Rick and I had some truly bleak November mornings when we scratched Wollaston Beach for 4 hours in the wind and cold and made only $8 for ½ a rack … eventually we both got back to professional employ, thank goodness.
But back to the near- miss tale. Rick and I were digging off the Adams Shore beach (just down from what would be the Roche-Cotter residence on Post Island in 7 years.) It was the summer of 1980, an August evening, very humid, coming on dusk and it started to pour, just pelting rain and we were both soaked.
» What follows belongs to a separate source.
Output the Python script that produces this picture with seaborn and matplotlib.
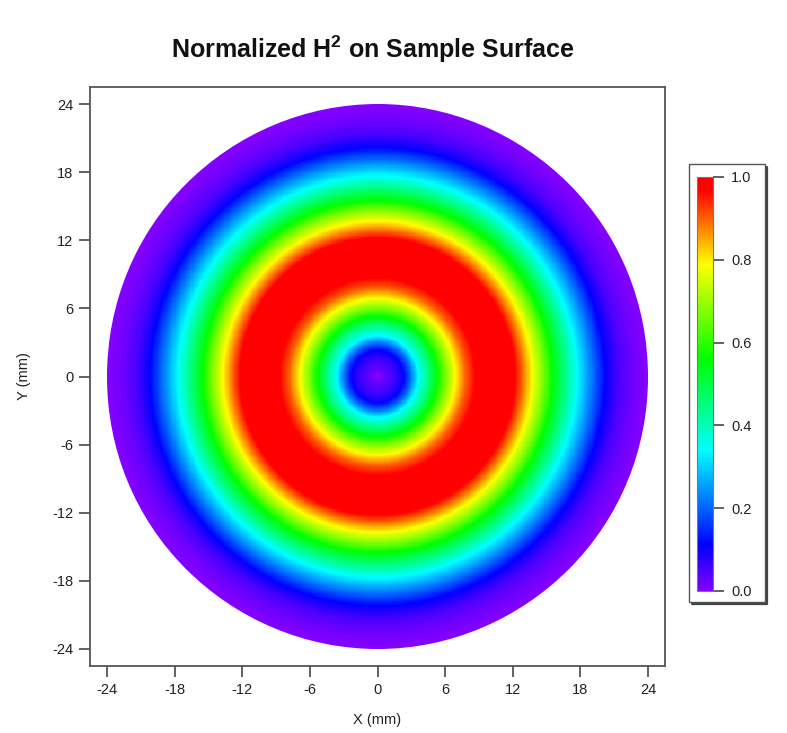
import numpy as np
import pandas as pd
import matplotlib
matplotlib.use("Agg")
import matplotlib.pyplot as plt
from matplotlib.colors import LinearSegmentedColormap
from matplotlib.patches import Rectangle, Circle
from matplotlib.lines import Line2D
import seaborn as sns

# Radial profile of the normalized H^2 field (radius in mm)
radius_mm = [0.0, 0.7, 1.5, 2.3, 3.0, 3.6, 4.5, 5.3, 6.1, 6.9, 7.8, 8.7, 9.6,
             10.4, 11.3, 12.2, 12.8, 13.7, 14.6, 15.5, 16.6, 17.7, 19.0, 20.2,
             21.4, 22.6, 24.0]
h2_norm = [0.00, 0.03, 0.06, 0.11, 0.22, 0.34, 0.45, 0.56, 0.68, 0.79, 0.90,
           0.97, 0.995, 1.00, 0.995, 0.97, 0.90, 0.79, 0.68, 0.56, 0.45, 0.34,
           0.22, 0.11, 0.05, 0.02, 0.00]
sample_radius = 24.0

axis_ticks = [-24, -18, -12, -6, 0, 6, 12, 18, 24]
cbar_ticks = [0.0, 0.2, 0.4, 0.6, 0.8, 1.0]

# Rainbow colour table: violet -> blue -> cyan -> green -> yellow -> red
cmap_stops = [0.00, 0.11, 0.34, 0.56, 0.79, 0.97, 1.00]
cmap_colors = ["#8400ff", "#0000ff", "#00ffff", "#00ff00", "#ffff00",
               "#ff0000", "#ff0000"]
rainbow = LinearSegmentedColormap.from_list("rainbow_ctab",
                                            list(zip(cmap_stops, cmap_colors)))

sns.set_theme(style="white")
plt.rcParams["font.family"] = ["Liberation Sans", "DejaVu Sans"]
plt.rcParams["mathtext.fontset"] = "custom"
plt.rcParams["mathtext.rm"] = "Liberation Sans"
plt.rcParams["mathtext.bf"] = "Liberation Sans:bold"

# Sample surface grid
half = 25.5
step = 0.1
n = int(round(2 * half / step))
centers = -half + step * (np.arange(n) + 0.5)
xx, yy = np.meshgrid(centers, centers[::-1])
rr = np.hypot(xx, yy)
field = np.interp(rr, radius_mm, h2_norm)
field[rr > sample_radius + 0.3] = np.nan
df = pd.DataFrame(field, index=centers[::-1], columns=centers)

W, H = 787, 733
fig = plt.figure(figsize=(W / 100, H / 100), dpi=100)
fig.patch.set_facecolor("white")

def fbox(x0, y0, x1, y1):
    return [x0 / W, 1 - y1 / H, (x1 - x0) / W, (y1 - y0) / H]

ax = fig.add_axes(fbox(90, 87, 665, 666))
cax = fig.add_axes(fbox(697, 177, 713, 591))

sns.heatmap(df, ax=ax, cmap=rainbow, vmin=0, vmax=1, cbar_ax=cax,
            xticklabels=False, yticklabels=False)
ax.set_facecolor("white")
ax.set_xlim(0, n)
ax.set_ylim(n, 0)

# Smooth round edge of the sample
disk = Circle((n / 2, n / 2), sample_radius / step, transform=ax.transData,
              facecolor="none", edgecolor="none")
ax.add_patch(disk)
ax.collections[0].set_clip_path(disk)

edge = "#555555"
tick_color = "#555555"
ax.set_xticks([(t + half) / step for t in axis_ticks])
ax.set_xticklabels([str(t) for t in axis_ticks])
ax.set_yticks([(half - t) / step for t in axis_ticks])
ax.set_yticklabels([str(t) for t in axis_ticks], rotation=0)
ax.tick_params(axis="both", direction="out", length=8, width=1.3,
               color=tick_color, labelsize=10.5, labelcolor="#222222", pad=4,
               bottom=True, left=True)
for s in ax.spines.values():
    s.set_visible(True)
    s.set_color(edge)
    s.set_linewidth(1.3)
ax.set_xlabel("X (mm)", fontsize=10.5, color="#222222", labelpad=12)
ax.set_ylabel("Y (mm)", fontsize=10.5, color="#222222", labelpad=15)

cbar = ax.collections[0].colorbar
cbar.set_ticks(cbar_ticks)
cbar.set_ticklabels([f"{t:.1f}" for t in cbar_ticks])
cbar.ax.tick_params(direction="out", length=8, width=1.3, color=tick_color,
                    labelsize=10.5, labelcolor="#222222", pad=5, right=True)
cbar.outline.set_visible(True)
cbar.outline.set_edgecolor("#777777")
cbar.outline.set_linewidth(0.8)

# Framed box around the colour scale, with a drop shadow
x0, y0, x1, y1 = 689, 164, 765, 602
fig.patches.append(Rectangle((x0 / W, 1 - y1 / H), (x1 - x0) / W,
                             (y1 - y0) / H, transform=fig.transFigure,
                             fill=False, edgecolor="#555555", linewidth=1.0))
fig.lines.append(Line2D([(x1 + 1.5) / W, (x1 + 1.5) / W],
                        [1 - (y0 + 3) / H, 1 - (y1 + 1.5) / H],
                        transform=fig.transFigure, color="#444444", lw=1.6))
fig.lines.append(Line2D([(x0 + 3) / W, (x1 + 1.5) / W],
                        [1 - (y1 + 1.5) / H, 1 - (y1 + 1.5) / H],
                        transform=fig.transFigure, color="#444444", lw=1.6))

fig.text(373 / W, 1 - 49 / H, r"Normalized H$^{\mathbf{2}}$ on Sample Surface",
         ha="center", va="center", fontsize=18, fontweight="bold",
         color="#111111")

fig.savefig("out.png", dpi=100, facecolor="white")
We could hear thunder and see lightning over Boston and Rick ,the science teacher exclaimed, “Hey Mike maybe we ought to get out of here; that lightning is getting close.” Older Bro Mike, the English teacher replied, “No, don’t worry. That lightning is 25 miles away!” The Y on away was just out of my mouth when there was a huge explosion and blinding flash and we both jumped straight up in the air. Looking up we could see where lightning had struck the chimney of the house not 100 feet from us,smoking bricks were still in the air and the residents ran out holding their ears from the concussion. Ricky and I soaking wet, jumped up out of our water filled holes, dropped our metal buckets and forks and ran up to the car to give ourselves a grounded breather…man that was as close to getting fried along with some clams as I ever want to be!